Now once we have done this there is nothing to stop us from saying that an ordered 4 tuple of real numbers is a 4 dimensional vector, added and multiplied in the same way. How to think of it geometrically is another problem, which we actually never need to deal with, although it is fun to try.

Then why not make a jump and call all sequences of real numbers vectors too. We can add then term by term, and multiply each term by the same scalar. Remember too that a sequence is also interpreted as a function from the positive integers to the reals. Just as the previous example was a 4 diemensional vector space, this is an infinite dimensional vector space. I.e. the dimension of the space is the number of coordinates of each vector.

Then one could just say that any real valued function on any domain space is a "vector" since one can add functions and also multiply a function by a scalar. So algebraically a vector space is just the set of all real valued functions on any domain set. The dimension is then the number of points in the domain set, not the number of functions on that set.

Abstractly, one can also call a vector space any set of objects that can be added and multiplied by scalars, subject to all the usual laws, but it can be proved that by choosing a basis, all such vector spaces are equivalent to spaces of functions.

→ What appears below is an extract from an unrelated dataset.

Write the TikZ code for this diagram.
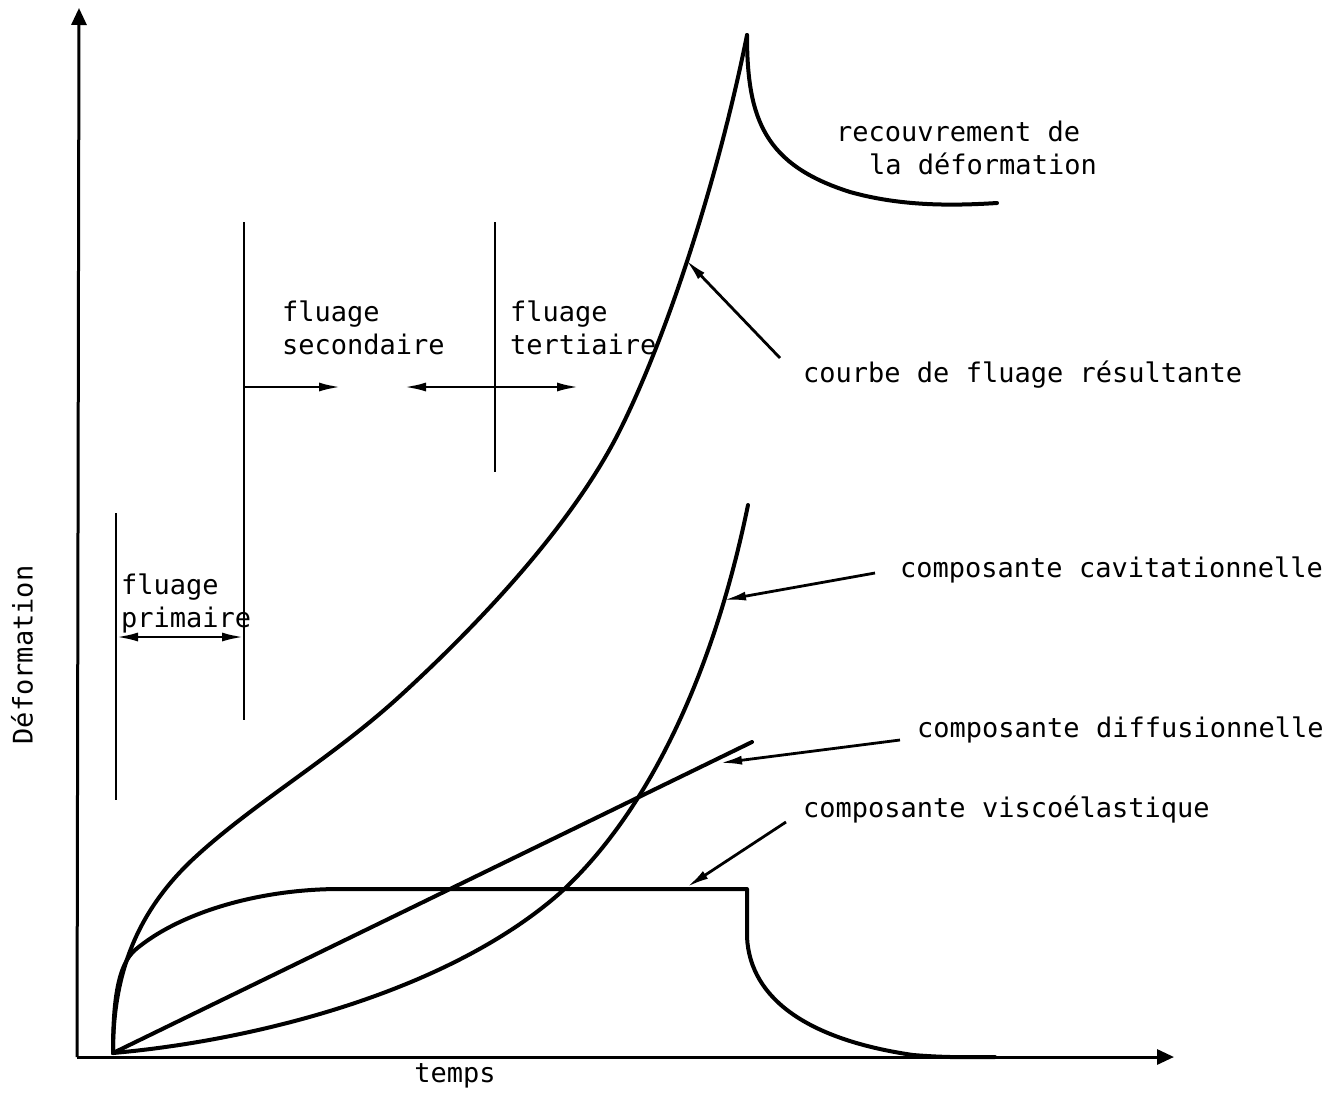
\documentclass[tikz,border=0pt]{standalone}
\usepackage{fontspec}
\newfontfamily\lblfont{DejaVu Sans Mono}
\usetikzlibrary{arrows.meta}
\begin{document}
\begin{tikzpicture}[x=1pt,y=-1pt,
  axis/.style={line width=3pt, -{Triangle[length=17pt,width=15pt]}},
  curve/.style={line width=4pt, line join=round, line cap=round},
  guide/.style={line width=2.8pt},
  head/.style={line width=2.8pt, -{Latex[length=22pt,width=9pt]}},
  twohead/.style={line width=2.8pt, {Latex[length=22pt,width=9pt]}-{Latex[length=22pt,width=9pt]}},
  lbl/.style={font=\lblfont\fontsize{27}{33}\selectfont, inner sep=0pt, align=left}]
\useasboundingbox (0,0) rectangle (1338,1095);

% axes
\coordinate (O) at (77,1057);
\coordinate (ytip) at (79,8);
\coordinate (xtip) at (1174,1057);
\draw[axis] (O) -- (ytip);
\draw[axis] (O) -- (xtip);
\node[lbl, anchor=center] (tlabel) at (455,1076) {temps};
\node[lbl, anchor=center, rotate=90] (dlabel) at (22,655) {Déformation};

% stage boundaries
\draw[guide] (116,513) -- (116,800);
\draw[guide] (244,222) -- (244,720);
\draw[guide] (495,222) -- (495,472);
\coordinate (p1) at (116,637);
\coordinate (p2) at (244,637);
\draw[twohead] (p1) -- (p2);
\coordinate (s1) at (244,387);
\coordinate (s2) at (341,387);
\draw[head] (s1) -- (s2);
\coordinate (t1) at (404,387);
\coordinate (t2) at (579,387);
\draw[twohead] (t1) -- (t2);
\node[lbl, anchor=west] (prim) at (121,603) {fluage\\primaire};
\node[lbl, anchor=west] (sec) at (282,328) {fluage\\secondaire};
\node[lbl, anchor=west] (ter) at (510,328) {fluage\\tertiaire};

% resultant creep curve
\draw[curve] (113,1053) .. controls (113,985) and (130,920) .. (190,862)
  .. controls (250,805) and (330,760) .. (400,696)
  .. controls (470,632) and (570,530) .. (620,430)
  .. controls (670,330) and (720,170) .. (747,35);
% strain recovery
\draw[curve] (747,35) .. controls (747,120) and (765,165) .. (850,192)
  .. controls (900,206) and (950,206) .. (997,203);
% cavitational component
\draw[curve] (113,1053) .. controls (260,1040) and (450,990) .. (560,893)
  .. controls (640,820) and (710,690) .. (748,505);
% diffusional component
\draw[curve] (113,1053) -- (752,742);
% viscoelastic component
\draw[curve] (113,1053) .. controls (113,1000) and (118,965) .. (135,950)
  .. controls (180,912) and (260,889) .. (340,889) -- (747,889) -- (747,937)
  .. controls (750,1000) and (810,1040) .. (913,1055)
  .. controls (950,1058) and (970,1057) .. (995,1057);

% labels and pointers
\node[lbl, anchor=west] (rec) at (836,148) {recouvrement de\\\hspace*{33pt}la déformation};
\node[lbl, anchor=west] (res) at (803,375) {courbe de fluage résultante};
\coordinate (resA) at (780,358);
\coordinate (resB) at (686,260);
\draw[head] (resA) -- (resB);
\node[lbl, anchor=west] (cav) at (900,570) {composante cavitationnelle};
\coordinate (cavA) at (875,573);
\coordinate (cavB) at (724,600);
\draw[head] (cavA) -- (cavB);
\node[lbl, anchor=west] (dif) at (917,730) {composante diffusionnelle};
\coordinate (difA) at (900,740);
\coordinate (difB) at (720,763);
\draw[head] (difA) -- (difB);
\node[lbl, anchor=west] (vis) at (803,810) {composante viscoélastique};
\coordinate (visA) at (786,822);
\coordinate (visB) at (687,887);
\draw[head] (visA) -- (visB);
\end{tikzpicture}
\end{document}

The interesting invariant associated to a vector space is not the number of points in it, i.e. not the number of vectors, but the number that are "independent".


I.e. a set of vector is independent if none of them equals a sum of multiples of the others. Then the maximal number of independent ones is called the "dimension", which you see has no geometric dependency at all, and is defined purely algebraically. Wonderful to say however, it exactly coincides with the usual geometrical concept of dimension for sopaces of dieension 1, 2 and 3. It also coincides with the number of points of the domain set in the representation as a function space on a set.

After some practice, one can begin to imagine a family of three dimensional subspaces sliding along a 4th axis in 4 space, or even higher, say a 5 dimensional subspace of a 7 dimensional space. Maybe even an infinite number of mutually perpendicular vectors sticking out of the same point, all in very different directions. Why not?